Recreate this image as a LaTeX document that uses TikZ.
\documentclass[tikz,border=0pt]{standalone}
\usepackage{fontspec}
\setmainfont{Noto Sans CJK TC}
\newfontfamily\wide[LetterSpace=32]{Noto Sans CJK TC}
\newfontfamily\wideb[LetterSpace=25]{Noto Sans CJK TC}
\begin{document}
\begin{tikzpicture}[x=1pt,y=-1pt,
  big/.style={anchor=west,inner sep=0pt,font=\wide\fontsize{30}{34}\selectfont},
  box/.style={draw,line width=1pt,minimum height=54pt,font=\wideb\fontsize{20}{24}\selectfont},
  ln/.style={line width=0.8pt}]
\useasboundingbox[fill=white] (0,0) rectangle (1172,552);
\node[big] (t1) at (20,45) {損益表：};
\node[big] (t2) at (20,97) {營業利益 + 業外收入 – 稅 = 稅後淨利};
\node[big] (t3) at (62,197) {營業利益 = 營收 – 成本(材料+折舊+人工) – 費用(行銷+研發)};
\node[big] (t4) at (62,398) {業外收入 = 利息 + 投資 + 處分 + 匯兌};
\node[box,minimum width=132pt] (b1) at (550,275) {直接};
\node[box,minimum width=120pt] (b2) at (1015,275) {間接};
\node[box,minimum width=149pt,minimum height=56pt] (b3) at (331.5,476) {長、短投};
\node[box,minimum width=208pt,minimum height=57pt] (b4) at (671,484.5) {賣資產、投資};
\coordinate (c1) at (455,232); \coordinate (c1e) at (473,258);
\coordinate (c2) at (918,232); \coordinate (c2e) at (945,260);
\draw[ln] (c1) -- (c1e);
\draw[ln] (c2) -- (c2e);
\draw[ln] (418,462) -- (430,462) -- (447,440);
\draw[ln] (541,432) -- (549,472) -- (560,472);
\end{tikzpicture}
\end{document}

----

Nothing should be changed: write out all of the data as is.

■ TASK RESULT:
Recreate this image as a LaTeX document that uses TikZ.
\documentclass[tikz,border=0pt]{standalone}
\usepackage{fontspec}
\setmainfont{Noto Sans CJK TC}
\newfontfamily\wide[LetterSpace=32]{Noto Sans CJK TC}
\newfontfamily\wideb[LetterSpace=25]{Noto Sans CJK TC}
\begin{document}
\begin{tikzpicture}[x=1pt,y=-1pt,
  big/.style={anchor=west,inner sep=0pt,font=\wide\fontsize{30}{34}\selectfont},
  box/.style={draw,line width=1pt,minimum height=54pt,font=\wideb\fontsize{20}{24}\selectfont},
  ln/.style={line width=0.8pt}]
\useasboundingbox[fill=white] (0,0) rectangle (1172,552);
\node[big] (t1) at (20,45) {損益表：};
\node[big] (t2) at (20,97) {營業利益 + 業外收入 – 稅 = 稅後淨利};
\node[big] (t3) at (62,197) {營業利益 = 營收 – 成本(材料+折舊+人工) – 費用(行銷+研發)};
\node[big] (t4) at (62,398) {業外收入 = 利息 + 投資 + 處分 + 匯兌};
\node[box,minimum width=132pt] (b1) at (550,275) {直接};
\node[box,minimum width=120pt] (b2) at (1015,275) {間接};
\node[box,minimum width=149pt,minimum height=56pt] (b3) at (331.5,476) {長、短投};
\node[box,minimum width=208pt,minimum height=57pt] (b4) at (671,484.5) {賣資產、投資};
\coordinate (c1) at (455,232); \coordinate (c1e) at (473,258);
\coordinate (c2) at (918,232); \coordinate (c2e) at (945,260);
\draw[ln] (c1) -- (c1e);
\draw[ln] (c2) -- (c2e);
\draw[ln] (418,462) -- (430,462) -- (447,440);
\draw[ln] (541,432) -- (549,472) -- (560,472);
\end{tikzpicture}
\end{document}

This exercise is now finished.